Concrètement, les conséquences seraient très directes pour les femmes dans les États qui décideraient d’interdire l’IVG. « Il faut avoir en tête que c’est une expérience courante dans la vie des femmes, une femme sur quatre va avoir un avortement aux États-Unis avant ses 45 ans », note Martina Avanza.

« Et je doute que ces femmes-là soient toutes démocrates », ajoute-t-elle. « Il y aura évidemment celles qui pourront voyager dans un État voisin où l’avortement serait encore légal. Et il y aura celles qui ne pourront pas, parce qu’elles n’en ont pas les moyens. Cela créerait d’énormes disparités sur la vie des femmes dans la maîtrise de leur reproduction, de leur sexualité. »
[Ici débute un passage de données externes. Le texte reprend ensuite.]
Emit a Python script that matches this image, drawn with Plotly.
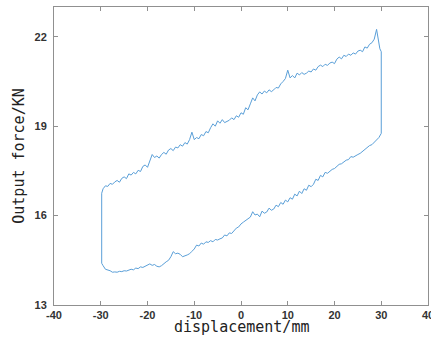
import plotly.graph_objects as go

# Upper (loading) branch
upper_x = [-29.8, -29.5, -29.0, -28.5, -28.0, -27.5, -27.0, -26.5, -26.0, -25.5, -25.0, -24.5, -24.0, -23.5, -23.0, -22.5,
           -22.0, -21.5, -21.0, -20.5, -20.0, -19.5, -19.0, -18.5, -18.0, -17.5, -17.0, -16.5, -16.0, -15.5, -15.0,
           -14.5, -14.0, -13.5, -13.0, -12.5, -12.0, -11.5, -11.0, -10.5, -10.0, -9.5, -9.0, -8.5, -8.0, -7.5, -7.0,
           -6.5, -6.0, -5.5, -5.0, -4.5, -4.0, -3.5, -3.0, -2.5, -2.0, -1.5, -1.0, -0.5, 0.0, 0.5, 1.0, 1.5, 2.0, 2.5,
           3.0, 3.5, 4.0, 4.5, 5.0, 5.5, 6.0, 6.5, 7.0, 7.5, 8.0, 8.5, 9.0, 9.5, 10.0, 10.5, 11.0, 11.5, 12.0, 12.5,
           13.0, 13.5, 14.0, 14.5, 15.0, 15.5, 16.0, 16.5, 17.0, 17.5, 18.0, 18.5, 19.0, 19.5, 20.0, 20.5, 21.0, 21.5,
           22.0, 22.5, 23.0, 23.5, 24.0, 24.5, 25.0, 25.5, 26.0, 26.5, 27.0, 27.5, 28.0, 28.5, 29.0, 29.7, 30.0]
upper_y = [16.75, 16.90, 17.00, 16.98, 17.08, 17.05, 17.13, 17.18, 17.12, 17.25, 17.30, 17.24, 17.40, 17.36, 17.45, 17.40,
           17.52, 17.48, 17.65, 17.70, 17.62, 17.85, 18.05, 17.95, 18.00, 17.93, 18.05, 18.12, 18.06, 18.20, 18.25,
           18.18, 18.30, 18.27, 18.38, 18.33, 18.45, 18.40, 18.55, 18.80, 18.55, 18.62, 18.58, 18.72, 18.68, 18.82, 18.78,
           18.95, 19.08, 19.00, 19.18, 19.10, 19.22, 19.12, 19.15, 19.20, 19.28, 19.22, 19.35, 19.30, 19.45, 19.40, 19.62,
           19.55, 19.75, 19.95, 19.85, 20.05, 20.15, 20.08, 20.18, 20.12, 20.22, 20.16, 20.22, 20.30, 20.28, 20.42, 20.50,
           20.60, 20.88, 20.62, 20.70, 20.62, 20.78, 20.72, 20.80, 20.74, 20.78, 20.85, 20.82, 20.92, 20.88, 21.00, 21.05,
           21.00, 21.08, 21.04, 21.12, 21.15, 21.10, 21.25, 21.32, 21.26, 21.38, 21.34, 21.42, 21.38, 21.46, 21.42, 21.52,
           21.55, 21.50, 21.66, 21.62, 21.75, 21.80, 21.92, 22.25, 21.60, 21.50]

# Lower (unloading) branch
lower_x = [30.0, 29.5, 29.0, 28.5, 28.0, 27.5, 27.0, 26.5, 26.0, 25.5, 25.0, 24.5, 24.0, 23.5, 23.0, 22.5, 22.0, 21.5,
           21.0, 20.5, 20.0, 19.5, 19.0, 18.5, 18.0, 17.5, 17.0, 16.5, 16.0, 15.5, 15.0, 14.5, 14.0, 13.5, 13.0, 12.5,
           12.0, 11.5, 11.0, 10.5, 10.0, 9.5, 9.0, 8.5, 8.0, 7.5, 7.0, 6.5, 6.0, 5.5, 5.0, 4.5, 4.0, 3.5, 3.0, 2.5, 2.0,
           1.5, 1.0, 0.5, 0.0, -0.5, -1.0, -1.5, -2.0, -2.5, -3.0, -3.5, -4.0, -4.5, -5.0, -5.5, -6.0, -6.5, -7.0, -7.5,
           -8.0, -8.5, -9.0, -9.5, -10.0, -10.5, -11.0, -11.5, -12.0, -12.5, -13.0, -13.5, -14.0, -14.5, -15.0, -15.5,
           -16.0, -16.5, -17.0, -17.5, -18.0, -18.5, -19.0, -19.5, -20.0, -20.5, -21.0, -21.5, -22.0, -22.5, -23.0, -23.5,
           -24.0, -24.5, -25.0, -25.5, -26.0, -26.5, -27.0, -27.5, -28.0, -28.5, -29.0, -29.5, -29.8, -29.8]
lower_y = [18.76, 18.62, 18.55, 18.45, 18.38, 18.35, 18.28, 18.24, 18.15, 18.09, 18.05, 18.00, 17.96, 17.98, 17.88, 17.86,
           17.80, 17.74, 17.72, 17.64, 17.58, 17.55, 17.48, 17.42, 17.45, 17.30, 17.35, 17.18, 17.22, 17.05, 16.97, 17.02,
           16.85, 16.90, 16.74, 16.82, 16.66, 16.72, 16.55, 16.60, 16.46, 16.52, 16.38, 16.44, 16.30, 16.35, 16.22, 16.18,
           16.25, 16.12, 16.08, 16.15, 15.96, 16.05, 16.02, 16.13, 15.95, 15.90, 15.85, 15.78, 15.72, 15.62, 15.58, 15.50,
           15.40, 15.42, 15.32, 15.35, 15.25, 15.22, 15.18, 15.20, 15.12, 15.16, 15.10, 15.12, 15.04, 15.08, 14.98, 15.01,
           14.88, 14.80, 14.72, 14.68, 14.64, 14.62, 14.70, 14.74, 14.72, 14.79, 14.62, 14.50, 14.45, 14.38, 14.32, 14.28,
           14.30, 14.36, 14.33, 14.38, 14.34, 14.30, 14.26, 14.28, 14.22, 14.24, 14.18, 14.20, 14.16, 14.14, 14.15, 14.12,
           14.13, 14.10, 14.11, 14.10, 14.15, 14.18, 14.20, 14.32, 14.40, 16.75]

x_ticks = [-40, -30, -20, -10, 0, 10, 20, 30, 40]
x_tick_labels = ["-40", "-30", "-20", "-10", "0", "10", "20", "30", "40"]
y_ticks = [13, 16, 19, 22]
y_tick_labels = ["13", "16", "19", "22"]
x_title = "displacement/mm"
y_title = "Output force/KN"

fig = go.Figure()
fig.add_trace(go.Scatter(
    x=upper_x + lower_x, y=upper_y + lower_y, mode="lines",
    line=dict(color="#5a9fd8", width=1), showlegend=False))

axis_common = dict(
    showgrid=False, zeroline=False, showline=True, linecolor="#909090", linewidth=1,
    mirror="ticks", ticks="inside", ticklen=4, tickcolor="#909090", tickwidth=1,
    tickfont=dict(family="Liberation Sans, Arial", size=11, color="#333333", weight="bold"),
    ticklabeloverflow="allow", automargin=False,
)

fig.update_layout(
    width=431, height=343,
    margin=dict(l=54, r=3, t=7, b=38),
    paper_bgcolor="white", plot_bgcolor="white",
    xaxis=dict(range=[-40, 40], tickmode="array", tickvals=x_ticks, ticktext=x_tick_labels,
               ticklabelstandoff=0, **axis_common),
    yaxis=dict(range=[13, 23], tickmode="array", tickvals=y_ticks, ticktext=y_tick_labels,
               ticklabelstandoff=4,
               title=dict(text=y_title, standoff=6,
                          font=dict(family="DejaVu Sans Mono", size=15, color="#222222")),
               **axis_common),
    annotations=[dict(text=x_title, xref="paper", yref="paper", x=0.5, y=-0.0755,
                      xanchor="center", yanchor="middle", showarrow=False,
                      font=dict(family="DejaVu Sans Mono", size=15, color="#222222"))],
)

fig.write_html("out.html")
L’analyse de Gaspard Kühn dans le 19h30

Propos recueillis par Valérie Hauert/oang

Impasse pour les démocrates au Parlement

Les Etats-Unis sont sous le choc après la fuite de l’avant-projet de la Cour Suprême. Au Capitole, siège du Parlement américain, les démocrates réactivent leurs efforts pour protéger le droit à l’avortement sur le plan législatif.

Mardi soir, leurs sénateurs ont déposé un projet de loi pour ancrer l’accès à l’IVG dans le droit fédéral. Cela aurait pour effet de bloquer des interdictions au niveau des États, mais cette stratégie législative semble déjà vouée à l’échec.